I’ve always loved summer here on the East coast. Lord knows we get enough snow and the ice doesn’t melt out of the lakes until mid-May. With temperatures nearing the freezing range sometimes as early as October, that doesn’t leave much of a summer.
My kiddos usually have lots of snow days and are in school until the end of June. Before you know it, July 4th hits and then summer slips by like a melting ice cream cone.
But this year is definitely going to be different. My daughter’s birthday falls in June and we won’t be having a party, or going shopping at the mall shopping like we usually do. None of the fairs or festivals we look so forward to going to will be open. The summer camp my youngest looks so forward to going to is canceled.
Many of the local ice cream stands aren’t opening and I’m not sure if our beautiful beaches on the ocean will be open.
If and when it’s okay for my teens to socialise, I’m going to have to limit their time spent with friends. It’s going to be hard on them, and I’ll be thinking about all the ‘what ifs’ that have been added to our already overflowing worry list.

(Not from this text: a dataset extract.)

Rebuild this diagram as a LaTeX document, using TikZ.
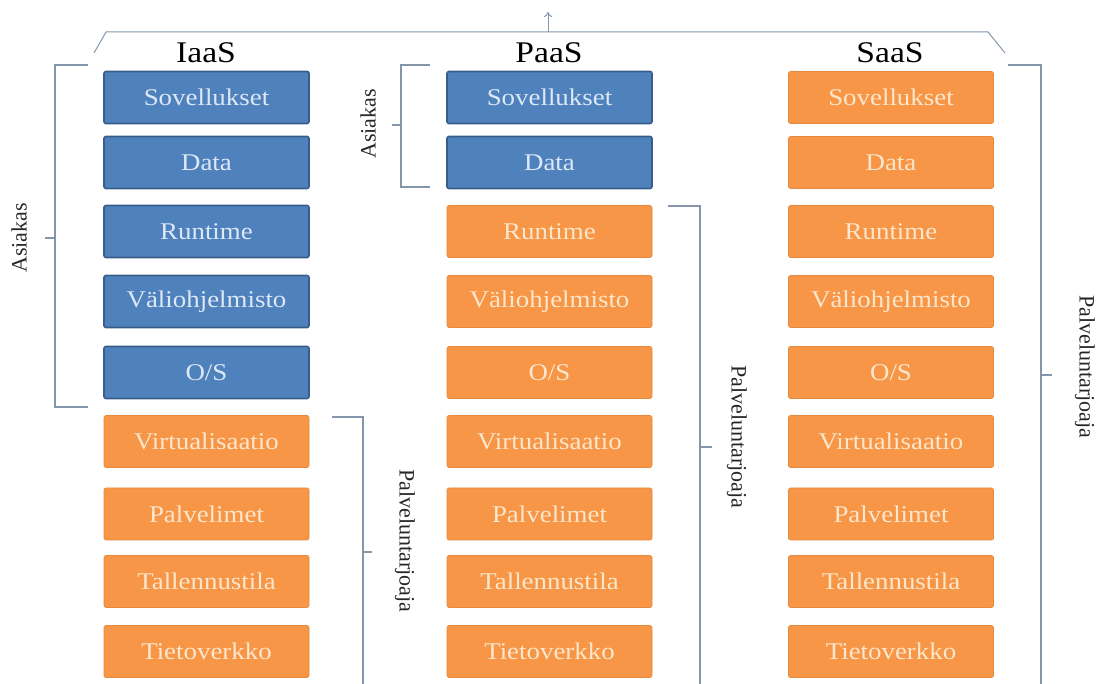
\documentclass[tikz,border=0pt]{standalone}
\usepackage{fontspec}
\setmainfont{Liberation Serif}
\newfontfamily\widerserif[FakeStretch=1.12]{Liberation Serif}
\usetikzlibrary{arrows.meta}

\definecolor{custfill}{HTML}{4F81BD}
\definecolor{custedge}{HTML}{385D8A}
\definecolor{custtext}{HTML}{DCE8F5}
\definecolor{provfill}{HTML}{F79646}
\definecolor{provedge}{HTML}{E5893E}
\definecolor{provtext}{HTML}{FCE6CC}
\definecolor{brkgray}{HTML}{8596AC}

\newcommand\layerfont{\widerserif\fontsize{24}{28}\selectfont}
\newcommand\headfont{\widerserif\fontsize{30}{36}\selectfont}
\newcommand\sidefont{\rmfamily\fontsize{22}{26}\selectfont}

\tikzset{
  layer/.style={minimum width=205pt, minimum height=52pt, inner sep=0pt,
    rounded corners=2pt, font=\layerfont},
  cust/.style={layer, fill=custfill, draw=custedge, line width=1.6pt, text=custtext},
  prov/.style={layer, fill=provfill, draw=provedge, line width=0.6pt, text=provtext},
  brk/.style={draw=brkgray, line width=1.3pt},
  head/.style={font=\headfont, anchor=base, inner sep=0pt},
  side/.style={font=\sidefont, text=black!85, inner sep=0pt},
}

\begin{document}
\begin{tikzpicture}[x=1pt, y=-1pt]
  \useasboundingbox (0,0) rectangle (1096,684);

  % service stacks: the first \nc layers are managed by the customer
  \foreach \col/\cx/\nc in {i/206.5/5, p/549.5/2, s/891/0} {
    \foreach \lbl/\cy [count=\k] in {Sovellukset/97.5, Data/162.5, Runtime/231.5,
        {Väliohjelmisto}/301.5, {O/S}/372.5, Virtualisaatio/441.5, Palvelimet/514,
        Tallennustila/581.5, Tietoverkko/651.5} {
      \ifnum\k>\nc
        \node[prov] (\col\k) at (\cx,\cy) {\lbl};
      \else
        \node[cust] (\col\k) at (\cx,\cy) {\lbl};
      \fi
    }
  }

  % column headings
  \node[head] (hi) at (206,63) {IaaS};
  \node[head] (hp) at (549,63) {PaaS};
  \node[head] (hs) at (890,63) {SaaS};

  % overall bracket with the upward arrow
  \coordinate (tl) at (94,53);
  \coordinate (tla) at (106,32);
  \coordinate (tm) at (548,32);
  \coordinate (tup) at (548,12);
  \coordinate (tra) at (988,32);
  \coordinate (tr) at (1005,53);
  \draw[brk, line width=1pt] (tl) -- (tla) -- (tra) -- (tr);
  \draw[brk, line width=1pt, -{To[length=5pt,width=8pt]}] (tm) -- (tup);

  % IaaS: customer part
  \coordinate (a1t) at (88,65);  \coordinate (a1b) at (88,407);
  \coordinate (a1v) at (55,238); \coordinate (a1k) at (45,238);
  \draw[brk] (a1t) -| (a1v) |- (a1b);
  \draw[brk] (a1v) -- (a1k);
  \node[side, rotate=90] (la1) at (19,238) {Asiakas};

  % IaaS: provider part
  \coordinate (b1t) at (332,417); \coordinate (b1v) at (363,552);
  \coordinate (b1e) at (363,684); \coordinate (b1k) at (372,552);
  \draw[brk] (b1t) -| (b1e);
  \draw[brk] (b1v) -- (b1k);
  \node[side, rotate=-90] (lb1) at (405,541) {Palveluntarjoaja};

  % PaaS: customer part
  \coordinate (a2t) at (430,65);  \coordinate (a2b) at (430,187);
  \coordinate (a2v) at (401,125); \coordinate (a2k) at (392,125);
  \draw[brk] (a2t) -| (a2v) |- (a2b);
  \draw[brk] (a2v) -- (a2k);
  \node[side, rotate=90] (la2) at (368,124) {Asiakas};

  % PaaS: provider part
  \coordinate (b2t) at (668,206); \coordinate (b2v) at (700,447);
  \coordinate (b2e) at (700,684); \coordinate (b2k) at (712,447);
  \draw[brk] (b2t) -| (b2e);
  \draw[brk] (b2v) -- (b2k);
  \node[side, rotate=-90] (lb2) at (737,437) {Palveluntarjoaja};

  % SaaS: provider part
  \coordinate (b3t) at (1008,65); \coordinate (b3v) at (1041,375);
  \coordinate (b3e) at (1041,684); \coordinate (b3k) at (1052,375);
  \draw[brk] (b3t) -| (b3e);
  \draw[brk] (b3v) -- (b3k);
  \node[side, rotate=-90] (lb3) at (1085,367) {Palveluntarjoaja};
\end{tikzpicture}
\end{document}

Without online learning I know our kids are going to be even more bored. By the summertime they are going to be feeling the effects of not seeing their friends even more. And when we compile all the other disappointment– not being able to celebrate the 4th of July, my daughters birthday, or doing any of the things we look so forward to each and every summer, I’m not sure how I’ll handle it.
I’m already starting to panic about it.
I hope I am able to be everything my kids need me to be while still taking care of my mental health.
I hope their boredom and complaining doesn’t drive me insane and I hope mine doesn’t put them in a bad place.
I hope I’m able to let them vent and give them the ray of light they need without me painting a false, overly sweet picture.
And I really, really hope at least one of our favourite ice cream parlors open because Lord knows we need a little something to look forward to.
The thing about this pandemic is you never know what’s coming. From one day to the next your emotions are out of whack. You wake up and feel full of hope and life and think, I’m going to make this a productive day!
Then, before you know it you come crashing down and want so badly for things to go back to the time when you didn’t worry about the state of the economy, if your kids were going to be okay because of social isolation, and having to carve out an afternoon to wait in line for the supermarket and wipe everything down before putting it away only existed in horror novels.
I will give it my all to make this a great summer– one me and my kids will remember. But, I’d be lying if I told you I wasn’t dreading it.
We’ve never experienced a summer like this and none of us know what to expect. I believe we are entitled to a little bit of panic. It doesn’t make us weak. It makes us human.